Mehr oder weniger flächendeckend konnten die Separatisten im Donbass und in der Region Lugansk abstimmen lassen – auch weil sie zuvor vielerorts lokale Behörden massiv unter Druck gesetzt hatten. Die Initiatoren der Abstimmung bildeten zugleich die Wahlbehörde, es gab zum Teil keine Wählerlisten, dafür aber erhebliche Zweifel an der Fälschungssicherheit. Die Abstimmung wird von westlichen Staaten sowie von Kiew nicht anerkannt. In den durchsichtigen Urnen in drei Wahllokalen in Donezk war aber keine einzige Gegenstimme zu finden. Die Gegner einer Loslösung der Region von der Ukraine scheinen der Abstimmung durchwegs ferngeblieben zu sein.

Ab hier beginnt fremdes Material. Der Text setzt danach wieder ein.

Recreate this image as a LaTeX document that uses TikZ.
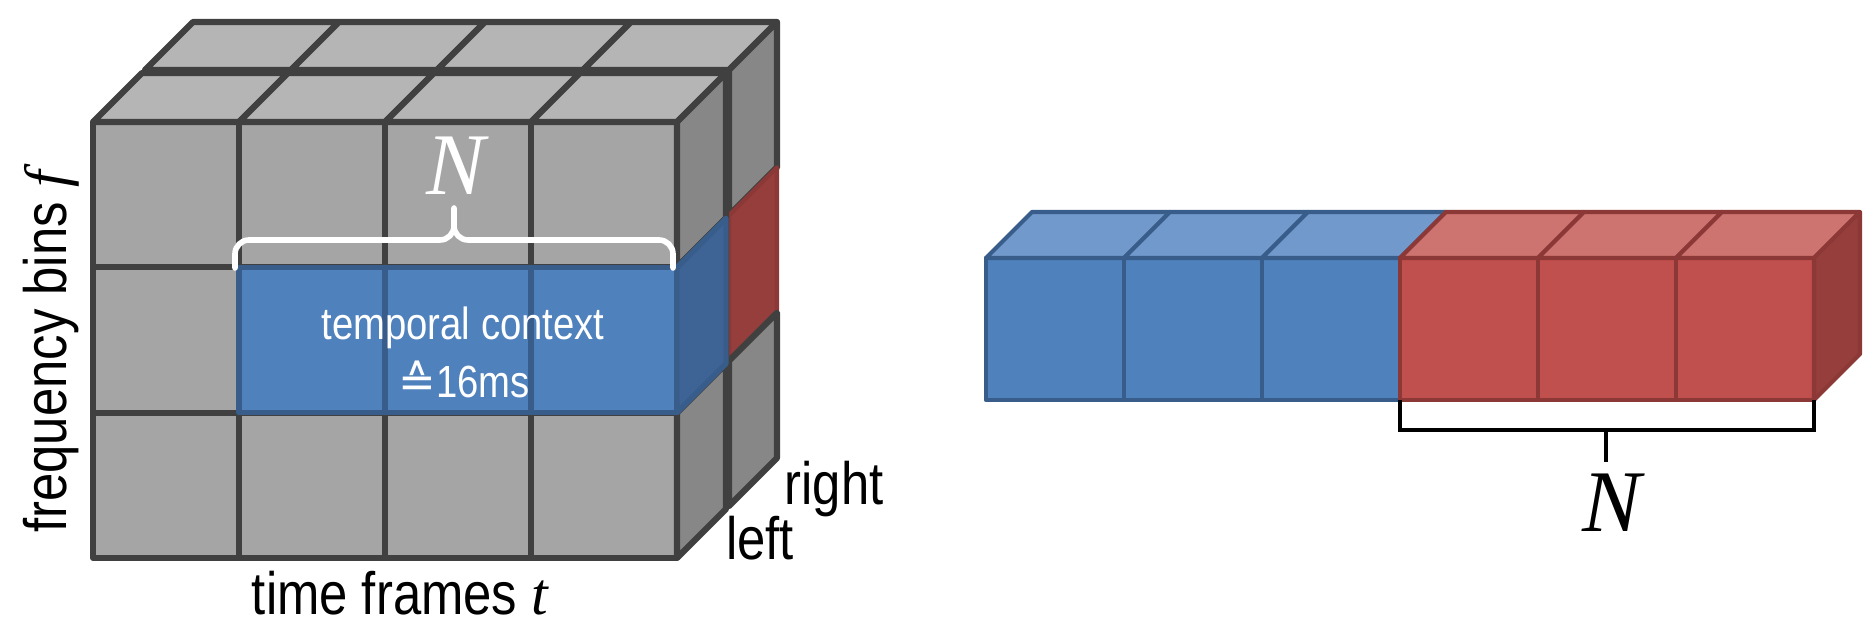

Es ist eine Front, die sich aufgebaut hat zwischen Befürwortern und Gegnern. Anhänger einer vereinten Ukraine oder gar einer solchen, die sich mehr am Westen als an Russland orientiert, sagen das nur mehr sehr leise. Aber auch unter jenen, die „Ja“ zur Abspaltung angekreuzt haben, gibt es verschiedene Lager.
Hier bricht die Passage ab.